Code that draws figures:
# # # #

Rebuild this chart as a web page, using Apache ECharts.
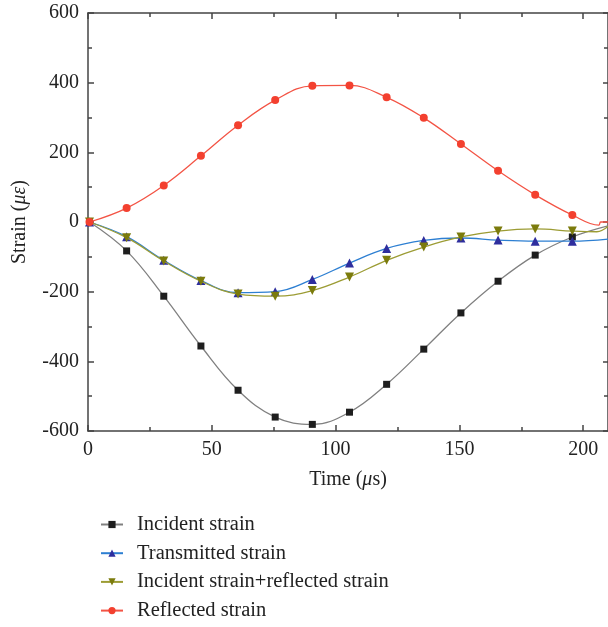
<!DOCTYPE html>
<html><head><meta charset="utf-8">
<script src="https://cdn.jsdelivr.net/npm/echarts@6/dist/echarts.min.js"></script>
<style>html,body{margin:0;padding:0;background:#fff}#c{width:608px;height:627px}</style>
</head><body><div id="c"></div>
<script>
const times = [0.6, 15.6, 30.6, 45.6, 60.6, 75.6, 90.6, 105.6, 120.6, 135.6, 150.6, 165.6, 180.6, 195.6];
const incident = [0, -83, -213, -356, -483, -560, -581, -546, -466, -365, -261, -170, -95, -43];
const transmitted = [0, -42, -110, -168, -203, -200, -165, -118, -76, -53, -46, -52, -55, -55];
const incRef = [0, -45, -112, -170, -207, -213, -197, -158, -110, -72, -43, -26, -20, -26];
const reflected = [0, 40, 105, 190, 278, 350, 391, 392, 358, 299, 224, 147, 78, 20];
// tail segments beyond last marker (no marker drawn)
const incidentTail = [[210, -11]];
const transmittedTail = [[210, -49]];
const incRefTail = [[205.5, -28], [210, -13]];
const reflectedTail = [[206.3, -9], [207, 0], [210, 0]];
const xMajor = [0, 50, 100, 150, 200];
const xMinor = [25, 75, 125, 175];
const names = ['Incident strain', 'Transmitted strain', 'Incident strain+reflected strain', 'Reflected strain'];

function build(vals, tail) {
  const d = times.map((t, i) => [t, vals[i]]);
  tail.forEach(p => d.push({ value: p, symbol: 'none' }));
  return d;
}
const font = 'Liberation Serif';
const fs = 20;
const axisCol = '#444';
const chart = echarts.init(document.getElementById('c'));
const baseX = { type: 'value', min: 0, max: 210, splitLine: { show: false } };
const baseY = { type: 'value', min: -600, max: 600, interval: 200, splitLine: { show: false } };
const tickStyle = { color: axisCol, width: 1.5 };
chart.setOption({
  animation: false,
  grid: { left: 88, right: -1, top: 13, bottom: 196, containLabel: false },
  legend: {
    orient: 'vertical', left: 100, top: 514, height: 113, padding: 0,
    itemWidth: 22, itemHeight: 9, itemGap: 7.7,
    textStyle: { fontFamily: font, fontSize: 20.5, color: '#222', lineHeight: 20, padding: [0, 0, 0, 9] },
    data: names
  },
  xAxis: [
    Object.assign({}, baseX, {
      position: 'bottom',
      axisLine: { show: true, onZero: false, lineStyle: tickStyle },
      axisTick: { show: true, inside: true, length: 6, customValues: xMajor, lineStyle: tickStyle },
      axisLabel: { customValues: xMajor, fontFamily: font, fontSize: fs, color: '#222', margin: 9 },
      name: 'Time ({i|μ}s)', nameLocation: 'middle', nameGap: 39,
      nameTextStyle: { fontFamily: font, fontSize: fs, color: '#222', rich: { i: { fontFamily: font, fontStyle: 'italic', fontSize: fs, color: '#222' } } }
    }),
    Object.assign({}, baseX, {
      position: 'bottom', axisLine: { show: false, onZero: false },
      axisTick: { show: true, inside: true, length: 4, customValues: xMinor, lineStyle: tickStyle },
      axisLabel: { show: false }
    }),
    Object.assign({}, baseX, {
      position: 'top',
      axisLine: { show: true, onZero: false, lineStyle: tickStyle },
      axisTick: { show: true, inside: true, length: 6, customValues: xMajor, lineStyle: tickStyle },
      axisLabel: { show: false }
    }),
    Object.assign({}, baseX, {
      position: 'top', axisLine: { show: false, onZero: false },
      axisTick: { show: true, inside: true, length: 4, customValues: xMinor, lineStyle: tickStyle },
      axisLabel: { show: false }
    })
  ],
  yAxis: [
    Object.assign({}, baseY, {
      position: 'left',
      axisLine: { show: true, onZero: false, lineStyle: tickStyle },
      axisTick: { show: true, inside: true, length: 6, lineStyle: tickStyle },
      minorTick: { show: true, splitNumber: 2, length: 4, lineStyle: tickStyle },
      axisLabel: { fontFamily: font, fontSize: fs, color: '#222', margin: 9 },
      name: 'Strain ({i|με})', nameLocation: 'middle', nameGap: 58, nameRotate: 90,
      nameTextStyle: { fontFamily: font, fontSize: fs, color: '#222', rich: { i: { fontFamily: font, fontStyle: 'italic', fontSize: fs, color: '#222' } } }
    }),
    Object.assign({}, baseY, {
      position: 'right',
      axisLine: { show: true, onZero: false, lineStyle: tickStyle },
      axisTick: { show: true, inside: true, length: 5, lineStyle: tickStyle },
      minorTick: { show: true, splitNumber: 2, length: 4, lineStyle: tickStyle },
      axisLabel: { show: false }
    })
  ],
  series: [
    { name: names[0], type: 'line', smooth: 0.4, data: build(incident, incidentTail), symbol: 'rect', symbolSize: 7,
      itemStyle: { color: '#1e1e1e' }, lineStyle: { color: '#808080', width: 1.3 }, z: 2 },
    { name: names[1], type: 'line', smooth: 0.4, data: build(transmitted, transmittedTail), symbol: 'triangle', symbolSize: 9,
      itemStyle: { color: '#2e2e9e' }, lineStyle: { color: '#2d7fd2', width: 1.3 }, z: 3 },
    { name: names[2], type: 'line', smooth: 0.4, data: build(incRef, incRefTail), symbol: 'triangle', symbolRotate: 180, symbolSize: 9,
      itemStyle: { color: '#7b7b0c' }, lineStyle: { color: '#9c9c34', width: 1.3 }, z: 4 },
    { name: names[3], type: 'line', smooth: 0.4, data: build(reflected, reflectedTail), symbol: 'circle', symbolSize: 8,
      itemStyle: { color: '#f3402f' }, lineStyle: { color: '#f35445', width: 1.3 }, z: 5 }
  ]
});
</script></body></html>
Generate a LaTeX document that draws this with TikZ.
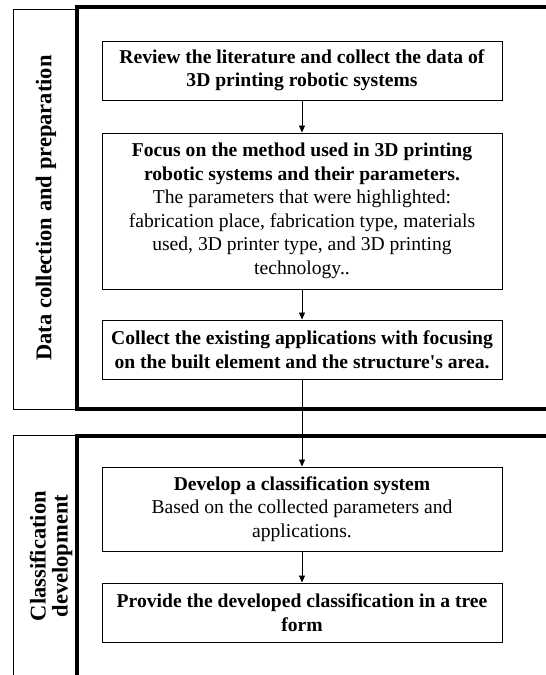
\documentclass[tikz,border=0pt]{standalone}
\usepackage{fontspec}
\setmainfont{Liberation Serif}[Ligatures=TeXOff]
\usetikzlibrary{arrows.meta}
\begin{document}
\begin{tikzpicture}[x=1pt,y=-1pt,
  stepbox/.style={draw, line width=1pt, minimum width=400pt, align=center, inner sep=0pt, font=\fontsize{19.6}{23.5}\selectfont},
  thickframe/.style={line width=3.5pt},
  thinframe/.style={line width=1pt},
  flow/.style={-{Triangle[length=7pt,width=6pt]}, line width=0.7pt},
  sidelabel/.style={rotate=90, align=center, inner sep=0pt, font=\fontsize{22.5}{22}\selectfont\bfseries}
]
\useasboundingbox (0,0) rectangle (546,675);
% frames
\draw[thinframe] (13,9) rectangle (77,409);
\draw[thinframe] (77,435) -- (13,435) -- (13,676);
\draw[thickframe] (547,7) -- (77,7) -- (77,409) -- (547,409);
\draw[thickframe] (547,436) -- (77,436) -- (77,676);
% side labels
\node[sidelabel] (lab1) at (46,208) {Data collection and preparation};
\node[sidelabel] (lab2) at (51,556) {Classification\\development};
% boxes
\node[stepbox, minimum height=59pt] (b1) at (302,70.5)
  {\textbf{Review the literature and collect the data of}\\\textbf{3D printing robotic systems}};
\node[stepbox, minimum height=156pt] (b2) at (302,211)
  {\textbf{Focus on the method used in 3D printing}\\\textbf{robotic systems and their parameters.}\\The parameters that were highlighted:\\fabrication place, fabrication type, materials\\used, 3D printer type, and 3D printing\\technology..};
\node[stepbox, minimum height=59pt] (b3) at (302,349.5)
  {\textbf{Collect the existing applications with focusing}\\\textbf{on the built element and the structure's area.}};
\node[stepbox, minimum height=84pt] (b4) at (302,509)
  {\textbf{Develop a classification system}\\Based on the collected parameters and\\applications.};
\node[stepbox, minimum height=59pt] (b5) at (302,612.5)
  {\textbf{Provide the developed classification in a tree}\\\textbf{form}};
% arrows
\draw[flow] (b1) -- (b2);
\draw[flow] (b2) -- (b3);
\draw[flow] (b3) -- (b4);
\draw[flow] (b4) -- (b5);
\end{tikzpicture}
\end{document}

# # # #

== Challenge ==
Take the material above from its first line through the line holding "const names = ['Incident" and set it down exactly, without the pictures.

== Task result ==
Rebuild this chart as a web page, using Apache ECharts.
<!DOCTYPE html>
<html><head><meta charset="utf-8">
<script src="https://cdn.jsdelivr.net/npm/echarts@6/dist/echarts.min.js"></script>
<style>html,body{margin:0;padding:0;background:#fff}#c{width:608px;height:627px}</style>
</head><body><div id="c"></div>
<script>
const times = [0.6, 15.6, 30.6, 45.6, 60.6, 75.6, 90.6, 105.6, 120.6, 135.6, 150.6, 165.6, 180.6, 195.6];
const incident = [0, -83, -213, -356, -483, -560, -581, -546, -466, -365, -261, -170, -95, -43];
const transmitted = [0, -42, -110, -168, -203, -200, -165, -118, -76, -53, -46, -52, -55, -55];
const incRef = [0, -45, -112, -170, -207, -213, -197, -158, -110, -72, -43, -26, -20, -26];
const reflected = [0, 40, 105, 190, 278, 350, 391, 392, 358, 299, 224, 147, 78, 20];
// tail segments beyond last marker (no marker drawn)
const incidentTail = [[210, -11]];
const transmittedTail = [[210, -49]];
const incRefTail = [[205.5, -28], [210, -13]];
const reflectedTail = [[206.3, -9], [207, 0], [210, 0]];
const xMajor = [0, 50, 100, 150, 200];
const xMinor = [25, 75, 125, 175];
const names = ['Incident strain', 'Transmitted strain', 'Incident strain+reflected strain', 'Reflected strain'];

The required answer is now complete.